Aim. Only the lines from the start of the data to the line containing "(91,\y-13) -- (91,\y+13);", both included, should be output, exactly and without pictures.

Data extract.
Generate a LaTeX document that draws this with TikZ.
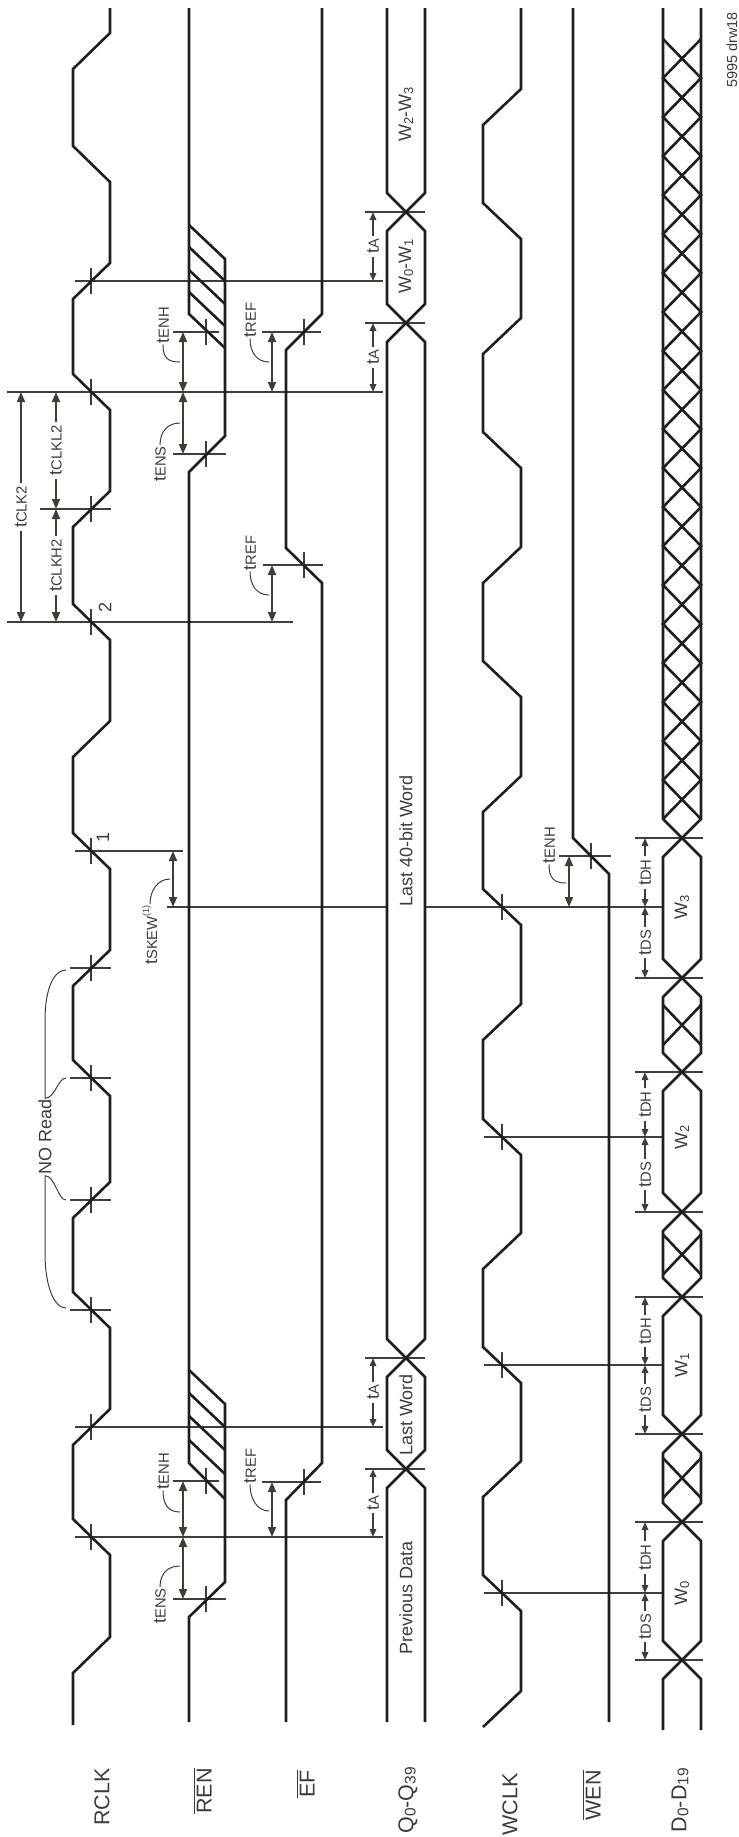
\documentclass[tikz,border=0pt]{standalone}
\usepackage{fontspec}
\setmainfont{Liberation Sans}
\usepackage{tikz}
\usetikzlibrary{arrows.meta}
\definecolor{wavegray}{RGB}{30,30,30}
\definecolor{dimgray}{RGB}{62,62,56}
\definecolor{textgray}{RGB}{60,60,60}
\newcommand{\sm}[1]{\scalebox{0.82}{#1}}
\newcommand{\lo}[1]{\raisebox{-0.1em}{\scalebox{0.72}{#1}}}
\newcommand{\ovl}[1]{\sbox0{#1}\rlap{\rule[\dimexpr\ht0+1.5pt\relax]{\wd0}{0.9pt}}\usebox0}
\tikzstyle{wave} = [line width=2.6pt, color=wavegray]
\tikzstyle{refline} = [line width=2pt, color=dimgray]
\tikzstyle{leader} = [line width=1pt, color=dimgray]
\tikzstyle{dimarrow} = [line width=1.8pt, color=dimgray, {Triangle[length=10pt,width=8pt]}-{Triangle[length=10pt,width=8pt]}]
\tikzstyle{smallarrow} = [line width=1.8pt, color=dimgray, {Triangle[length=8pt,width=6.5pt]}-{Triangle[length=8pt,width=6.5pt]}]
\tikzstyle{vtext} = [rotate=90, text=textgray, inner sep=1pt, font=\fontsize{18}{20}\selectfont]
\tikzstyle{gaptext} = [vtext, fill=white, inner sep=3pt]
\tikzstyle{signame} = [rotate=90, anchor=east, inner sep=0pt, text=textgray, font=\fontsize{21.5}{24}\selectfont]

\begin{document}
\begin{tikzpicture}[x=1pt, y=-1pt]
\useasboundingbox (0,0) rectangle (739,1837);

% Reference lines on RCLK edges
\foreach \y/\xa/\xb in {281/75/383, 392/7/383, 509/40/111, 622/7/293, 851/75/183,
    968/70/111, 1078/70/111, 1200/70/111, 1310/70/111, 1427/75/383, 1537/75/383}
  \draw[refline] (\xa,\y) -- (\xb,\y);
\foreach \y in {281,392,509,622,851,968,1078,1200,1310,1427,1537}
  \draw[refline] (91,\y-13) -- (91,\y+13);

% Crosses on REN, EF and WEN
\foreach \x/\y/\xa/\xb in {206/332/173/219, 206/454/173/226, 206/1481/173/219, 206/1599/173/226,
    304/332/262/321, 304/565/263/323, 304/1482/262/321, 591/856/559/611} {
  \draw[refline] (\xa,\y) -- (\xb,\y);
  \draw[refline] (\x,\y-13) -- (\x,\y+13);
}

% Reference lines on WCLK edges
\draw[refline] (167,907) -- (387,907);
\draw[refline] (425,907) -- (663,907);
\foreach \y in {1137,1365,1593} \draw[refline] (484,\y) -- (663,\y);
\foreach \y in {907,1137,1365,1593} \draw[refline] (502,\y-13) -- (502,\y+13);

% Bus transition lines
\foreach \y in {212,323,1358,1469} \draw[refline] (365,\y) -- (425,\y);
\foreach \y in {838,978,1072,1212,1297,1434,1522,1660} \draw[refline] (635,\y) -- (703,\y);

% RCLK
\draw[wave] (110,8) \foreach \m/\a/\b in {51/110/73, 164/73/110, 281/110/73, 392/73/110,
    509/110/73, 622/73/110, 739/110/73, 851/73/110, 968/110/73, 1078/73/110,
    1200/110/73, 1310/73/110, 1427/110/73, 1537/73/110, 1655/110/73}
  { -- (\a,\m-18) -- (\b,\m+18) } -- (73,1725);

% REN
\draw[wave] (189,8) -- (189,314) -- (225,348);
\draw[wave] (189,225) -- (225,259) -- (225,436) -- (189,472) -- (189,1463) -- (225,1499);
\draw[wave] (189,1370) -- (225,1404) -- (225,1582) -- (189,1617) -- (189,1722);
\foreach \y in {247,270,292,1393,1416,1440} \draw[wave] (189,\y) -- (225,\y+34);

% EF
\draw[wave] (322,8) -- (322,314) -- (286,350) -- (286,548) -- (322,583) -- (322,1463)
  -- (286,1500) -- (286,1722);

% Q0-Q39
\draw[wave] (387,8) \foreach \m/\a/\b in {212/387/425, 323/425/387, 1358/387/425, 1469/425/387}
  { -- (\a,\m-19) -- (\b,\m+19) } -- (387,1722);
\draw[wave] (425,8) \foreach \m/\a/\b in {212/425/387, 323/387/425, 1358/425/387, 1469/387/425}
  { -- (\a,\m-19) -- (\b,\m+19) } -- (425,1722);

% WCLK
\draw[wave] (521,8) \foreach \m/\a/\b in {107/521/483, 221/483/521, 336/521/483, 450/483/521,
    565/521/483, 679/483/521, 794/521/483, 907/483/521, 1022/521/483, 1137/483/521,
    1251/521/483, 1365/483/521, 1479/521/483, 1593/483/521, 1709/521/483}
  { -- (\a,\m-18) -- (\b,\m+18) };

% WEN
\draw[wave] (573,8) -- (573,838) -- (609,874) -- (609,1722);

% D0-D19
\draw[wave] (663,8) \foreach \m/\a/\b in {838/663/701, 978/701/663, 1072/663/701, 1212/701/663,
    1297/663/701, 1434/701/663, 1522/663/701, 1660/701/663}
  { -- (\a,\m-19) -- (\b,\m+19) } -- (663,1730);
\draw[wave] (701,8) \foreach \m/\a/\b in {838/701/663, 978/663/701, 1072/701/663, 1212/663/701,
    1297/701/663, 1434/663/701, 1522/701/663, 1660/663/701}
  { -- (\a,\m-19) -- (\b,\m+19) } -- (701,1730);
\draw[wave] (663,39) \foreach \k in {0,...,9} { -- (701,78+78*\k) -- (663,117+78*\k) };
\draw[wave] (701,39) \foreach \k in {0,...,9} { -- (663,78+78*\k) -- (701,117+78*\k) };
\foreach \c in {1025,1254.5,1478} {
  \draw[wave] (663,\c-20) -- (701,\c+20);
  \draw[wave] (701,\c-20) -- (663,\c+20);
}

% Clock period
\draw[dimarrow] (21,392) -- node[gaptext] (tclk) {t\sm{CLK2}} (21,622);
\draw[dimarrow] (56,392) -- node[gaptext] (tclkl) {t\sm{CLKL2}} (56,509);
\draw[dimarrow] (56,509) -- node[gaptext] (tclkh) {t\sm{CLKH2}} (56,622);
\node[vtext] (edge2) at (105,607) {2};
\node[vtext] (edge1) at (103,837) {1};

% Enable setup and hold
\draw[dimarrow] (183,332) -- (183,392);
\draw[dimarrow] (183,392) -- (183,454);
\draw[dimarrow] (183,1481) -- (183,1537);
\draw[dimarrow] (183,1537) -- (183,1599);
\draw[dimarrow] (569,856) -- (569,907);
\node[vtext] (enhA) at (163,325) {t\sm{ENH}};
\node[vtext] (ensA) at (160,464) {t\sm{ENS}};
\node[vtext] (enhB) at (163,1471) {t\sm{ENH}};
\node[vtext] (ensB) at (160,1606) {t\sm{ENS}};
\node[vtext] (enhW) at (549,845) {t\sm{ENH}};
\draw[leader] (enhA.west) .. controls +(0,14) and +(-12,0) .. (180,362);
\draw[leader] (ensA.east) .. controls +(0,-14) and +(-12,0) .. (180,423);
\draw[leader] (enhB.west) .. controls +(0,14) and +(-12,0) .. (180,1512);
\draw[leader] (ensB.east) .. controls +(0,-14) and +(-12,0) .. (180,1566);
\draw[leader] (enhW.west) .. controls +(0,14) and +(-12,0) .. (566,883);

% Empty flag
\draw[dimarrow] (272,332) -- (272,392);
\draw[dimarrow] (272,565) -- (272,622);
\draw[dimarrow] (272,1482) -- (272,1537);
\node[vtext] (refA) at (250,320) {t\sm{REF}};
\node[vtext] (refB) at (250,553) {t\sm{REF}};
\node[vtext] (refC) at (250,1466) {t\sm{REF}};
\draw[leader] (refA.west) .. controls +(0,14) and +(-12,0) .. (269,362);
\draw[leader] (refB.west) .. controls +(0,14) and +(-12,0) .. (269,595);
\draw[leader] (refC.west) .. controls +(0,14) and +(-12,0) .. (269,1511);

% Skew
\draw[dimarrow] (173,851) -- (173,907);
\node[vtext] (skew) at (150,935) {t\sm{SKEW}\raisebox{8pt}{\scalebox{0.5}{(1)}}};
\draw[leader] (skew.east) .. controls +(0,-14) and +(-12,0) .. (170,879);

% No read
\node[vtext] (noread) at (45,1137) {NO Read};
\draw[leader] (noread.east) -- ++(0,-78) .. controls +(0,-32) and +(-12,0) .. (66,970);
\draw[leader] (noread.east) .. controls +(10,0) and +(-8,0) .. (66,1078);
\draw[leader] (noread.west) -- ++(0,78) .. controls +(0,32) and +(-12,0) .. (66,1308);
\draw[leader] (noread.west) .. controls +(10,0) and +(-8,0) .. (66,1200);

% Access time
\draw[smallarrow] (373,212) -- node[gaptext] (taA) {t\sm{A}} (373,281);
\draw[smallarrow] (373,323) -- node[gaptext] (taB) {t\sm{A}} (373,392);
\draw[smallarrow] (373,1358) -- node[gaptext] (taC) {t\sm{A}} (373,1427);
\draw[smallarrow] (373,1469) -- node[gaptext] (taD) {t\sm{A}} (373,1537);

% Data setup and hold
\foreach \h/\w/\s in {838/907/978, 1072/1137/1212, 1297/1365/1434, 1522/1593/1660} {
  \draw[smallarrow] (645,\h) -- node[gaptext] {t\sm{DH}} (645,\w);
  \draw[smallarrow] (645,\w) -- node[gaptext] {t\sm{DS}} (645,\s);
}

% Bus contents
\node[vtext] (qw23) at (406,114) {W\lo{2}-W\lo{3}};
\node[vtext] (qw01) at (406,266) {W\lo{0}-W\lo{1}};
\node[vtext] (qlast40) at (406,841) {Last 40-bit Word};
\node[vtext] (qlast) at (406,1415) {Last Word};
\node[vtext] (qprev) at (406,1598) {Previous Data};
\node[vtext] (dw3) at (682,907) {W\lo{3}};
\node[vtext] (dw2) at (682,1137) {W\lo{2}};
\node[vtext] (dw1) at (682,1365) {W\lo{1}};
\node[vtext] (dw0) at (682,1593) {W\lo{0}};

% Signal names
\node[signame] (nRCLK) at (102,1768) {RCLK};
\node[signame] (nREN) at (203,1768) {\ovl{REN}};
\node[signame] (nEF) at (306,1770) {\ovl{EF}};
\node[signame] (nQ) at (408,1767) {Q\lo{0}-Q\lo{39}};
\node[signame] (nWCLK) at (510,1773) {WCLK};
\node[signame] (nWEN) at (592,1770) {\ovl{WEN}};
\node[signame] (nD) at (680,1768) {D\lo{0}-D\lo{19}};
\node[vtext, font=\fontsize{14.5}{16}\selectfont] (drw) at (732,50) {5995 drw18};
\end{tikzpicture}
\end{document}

Completed task.
Generate a LaTeX document that draws this with TikZ.
\documentclass[tikz,border=0pt]{standalone}
\usepackage{fontspec}
\setmainfont{Liberation Sans}
\usepackage{tikz}
\usetikzlibrary{arrows.meta}
\definecolor{wavegray}{RGB}{30,30,30}
\definecolor{dimgray}{RGB}{62,62,56}
\definecolor{textgray}{RGB}{60,60,60}
\newcommand{\sm}[1]{\scalebox{0.82}{#1}}
\newcommand{\lo}[1]{\raisebox{-0.1em}{\scalebox{0.72}{#1}}}
\newcommand{\ovl}[1]{\sbox0{#1}\rlap{\rule[\dimexpr\ht0+1.5pt\relax]{\wd0}{0.9pt}}\usebox0}
\tikzstyle{wave} = [line width=2.6pt, color=wavegray]
\tikzstyle{refline} = [line width=2pt, color=dimgray]
\tikzstyle{leader} = [line width=1pt, color=dimgray]
\tikzstyle{dimarrow} = [line width=1.8pt, color=dimgray, {Triangle[length=10pt,width=8pt]}-{Triangle[length=10pt,width=8pt]}]
\tikzstyle{smallarrow} = [line width=1.8pt, color=dimgray, {Triangle[length=8pt,width=6.5pt]}-{Triangle[length=8pt,width=6.5pt]}]
\tikzstyle{vtext} = [rotate=90, text=textgray, inner sep=1pt, font=\fontsize{18}{20}\selectfont]
\tikzstyle{gaptext} = [vtext, fill=white, inner sep=3pt]
\tikzstyle{signame} = [rotate=90, anchor=east, inner sep=0pt, text=textgray, font=\fontsize{21.5}{24}\selectfont]

\begin{document}
\begin{tikzpicture}[x=1pt, y=-1pt]
\useasboundingbox (0,0) rectangle (739,1837);

% Reference lines on RCLK edges
\foreach \y/\xa/\xb in {281/75/383, 392/7/383, 509/40/111, 622/7/293, 851/75/183,
    968/70/111, 1078/70/111, 1200/70/111, 1310/70/111, 1427/75/383, 1537/75/383}
  \draw[refline] (\xa,\y) -- (\xb,\y);
\foreach \y in {281,392,509,622,851,968,1078,1200,1310,1427,1537}
  \draw[refline] (91,\y-13) -- (91,\y+13);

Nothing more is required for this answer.